PS: c'est quoi Revolution?


----------



## smarlee (30 Juillet 2005)

Il suffit d'aller voir à l'adresse : 
http://revolution.runrev.com/


----------



## stratovirus (4 Août 2005)

smarlee a dit:
			
		

> Bonjour,
> Je viens de télécharger révolution 2.6 en anglais
> Il est visiblement question depuis longtemps d'une version traduite en francais ...
> Savez-vous ce qu'il en est ?
> ...



Bonsoir,

en ce qui concerne revo, seule une version de la doc accessible depuis revolution etait traduite dans la version 1 ou 2, mais exit depuis la 2.2 je crois. je dois encore l'avoir?

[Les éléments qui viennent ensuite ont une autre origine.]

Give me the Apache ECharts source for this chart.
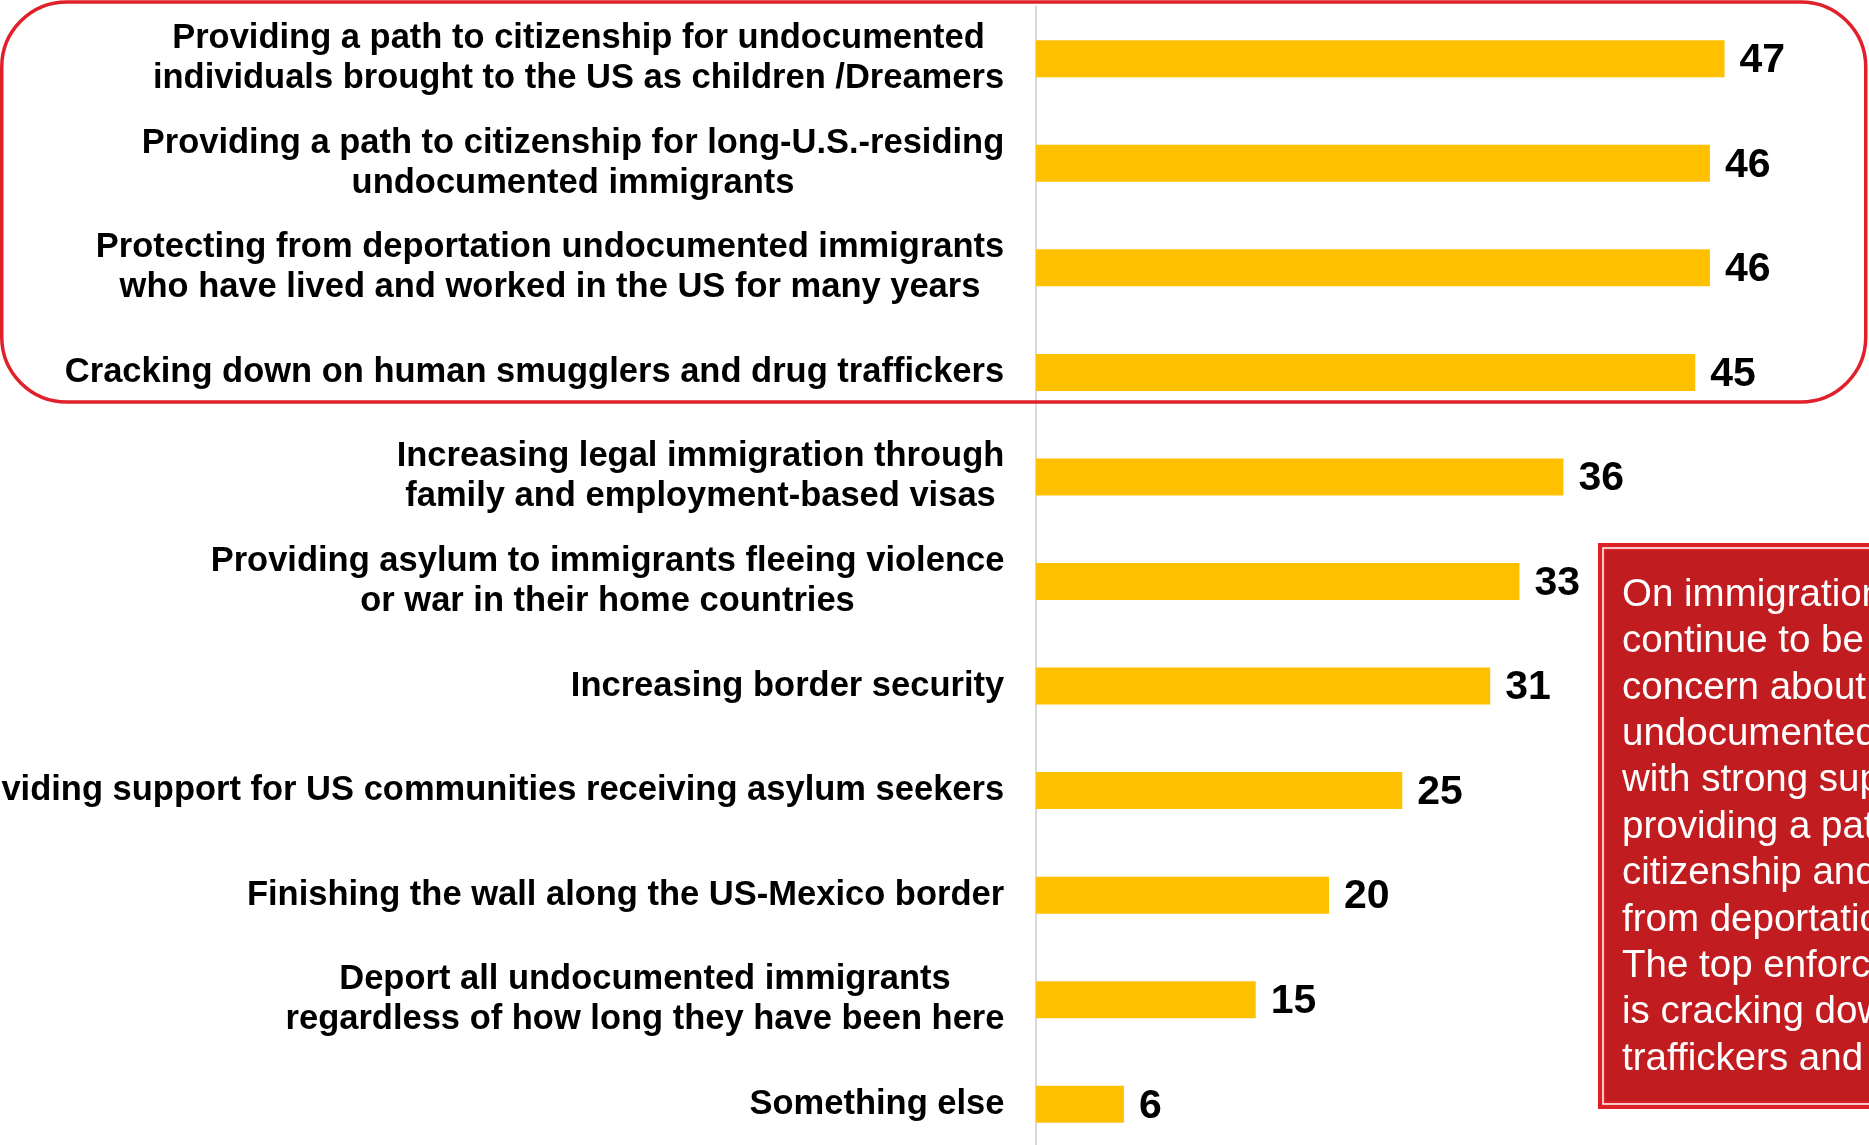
<!DOCTYPE html>
<html>
<head>
<meta charset="utf-8">
<script src="https://cdn.jsdelivr.net/npm/echarts@6/dist/echarts.min.js"></script>
<style>
html,body{margin:0;padding:0;background:#fff;}
#chart{width:1869px;height:1145px;}
</style>
</head>
<body>
<div id="chart"></div>
<script>
const categories = [
  'Providing a path to citizenship for undocumented\nindividuals brought to the US as children /Dreamers',
  'Providing a path to citizenship for long-U.S.-residing\nundocumented immigrants',
  'Protecting from deportation undocumented immigrants\nwho have lived and worked in the US for many years',
  'Cracking down on human smugglers and drug traffickers',
  'Increasing legal immigration through\nfamily and employment-based visas',
  'Providing asylum to immigrants fleeing violence\nor war in their home countries',
  'Increasing border security',
  'Providing support for US communities receiving asylum seekers',
  'Finishing the wall along the US-Mexico border',
  'Deport all undocumented immigrants\nregardless of how long they have been here',
  'Something else'
];
const values = [47, 46, 46, 45, 36, 33, 31, 25, 20, 15, 6];
const noteLines = [
  'On immigration',
  'continue to be',
  'concern about',
  'undocumented',
  'with strong support',
  'providing a path',
  'citizenship and',
  'from deportation',
  'The top enforcement',
  'is cracking down',
  'traffickers and'
];

const LABEL_FONT_SIZE = 34.5;
const ctx = document.createElement('canvas').getContext('2d');
ctx.font = 'bold ' + LABEL_FONT_SIZE + 'px Arial';
const rich = {};
categories.forEach((c, i) => {
  const w = Math.max(...c.split('\n').map(l => ctx.measureText(l).width));
  rich['r' + i] = {
    width: Math.ceil(w) + 1,
    align: 'center',
    fontSize: LABEL_FONT_SIZE,
    fontWeight: 'bold',
    fontFamily: 'Arial',
    color: '#000',
    lineHeight: 40
  };
});

const chart = echarts.init(document.getElementById('chart'), null, {renderer: 'canvas'});
const boxX = 1598, boxY = 543, boxW = 300, boxH = 566;
chart.setOption({
  animation: false,
  backgroundColor: '#fff',
  grid: {left: 1036, top: 6.5, width: 732.5, height: 1150, containLabel: false, outerBoundsMode: 'none'},
  xAxis: {
    type: 'value', min: 0, max: 50, show: false
  },
  yAxis: {
    type: 'category',
    data: categories,
    inverse: true,
    axisTick: {show: false},
    axisLine: {show: true, lineStyle: {color: '#d9d9d9', width: 2}},
    splitLine: {show: false},
    axisLabel: {
      interval: 0,
      margin: 31,
      formatter: function (value) {
        const i = categories.indexOf(value);
        return value.split('\n').map(l => '{r' + i + '|' + l + '}').join('\n');
      },
      rich: rich
    }
  },
  series: [{
    type: 'bar',
    data: values,
    barWidth: 37,
    itemStyle: {color: '#FFC000'},
    label: {
      show: true,
      position: 'right',
      distance: 15,
      offset: [0, 2],
      fontSize: 41,
      fontWeight: 'bold',
      fontFamily: 'Arial',
      color: '#000'
    }
  }],
  graphic: [
    {
      type: 'rect',
      shape: {x: 1.75, y: 2, width: 1864, height: 400, r: 65},
      style: {fill: 'none', stroke: '#e0202b', lineWidth: 3.5},
      z: 10
    },
    {
      type: 'rect',
      shape: {x: boxX, y: boxY, width: boxW, height: boxH},
      style: {fill: '#dd2128'},
      z: 10
    },
    {
      type: 'rect',
      shape: {x: boxX + 5, y: boxY + 5, width: boxW, height: boxH - 10},
      style: {fill: 'none', stroke: '#ffffff', lineWidth: 1.5},
      z: 11
    },
    {
      type: 'rect',
      shape: {x: boxX + 7.5, y: boxY + 7.5, width: boxW, height: boxH - 15},
      style: {fill: '#c11c20'},
      z: 11
    },
    {
      type: 'text',
      x: 1622,
      y: 572,
      style: {
        text: noteLines.join('\n'),
        fill: '#ffffff',
        font: '38.5px Arial',
        lineHeight: 46.4,
        verticalAlign: 'top',
        align: 'left'
      },
      z: 12
    }
  ]
});
</script>
</body>
</html>
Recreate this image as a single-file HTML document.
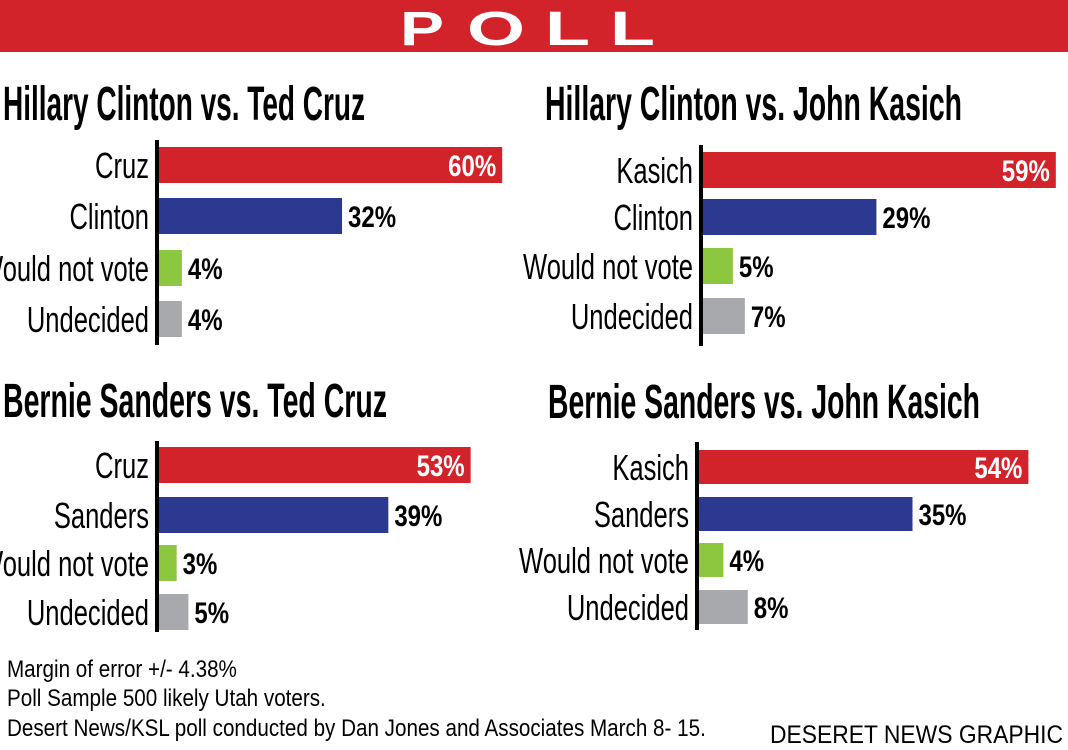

Il y a un forum sur yahoo fr, mais c'est une liste molle, la mayonaise n'a pas pris, because toute l'activité de la communauté est sur le forum runrev.

Revolution ne sera a mon avis jamais traduit en français, les allemands brésilien canadien japonais etc sont tous avec la version en anglais.

Par contre il ne sont pas opposés à promovoir une liste typiquement française, mais personne n'y crois a mon sens ? Pour F. Rinaldi, il me semble pas mal occupé avec ManyBase, son logiciel en fin  de developpement.

La communauté de Developer sous Revolution etant plus que majoritairement utilisatrice tel qu'il est càd in english, les objectifs sont de continuer à le faire évoluer, et vu sa croissance, sans la localisation fr, y a pas de soucis faut pas l'attendre en français.

Ceci dit tu trouveras bcp de français sur la liste de runrev. Ici : <http://www.sosmartsoftware.com/> tu trouveras pas mal de tutoriels et plug in sur ce site français

Bon courage


----------



## stratovirus (4 Août 2005)

je remet le lien sans les < > 

http://www.sosmartsoftware.com

sorry


----------



## stratovirus (4 Août 2005)

Salut la liste, 

J'envoi en privé, la doc en français à qui me la demande   
S'ouvre avec DreamCard

strato


----------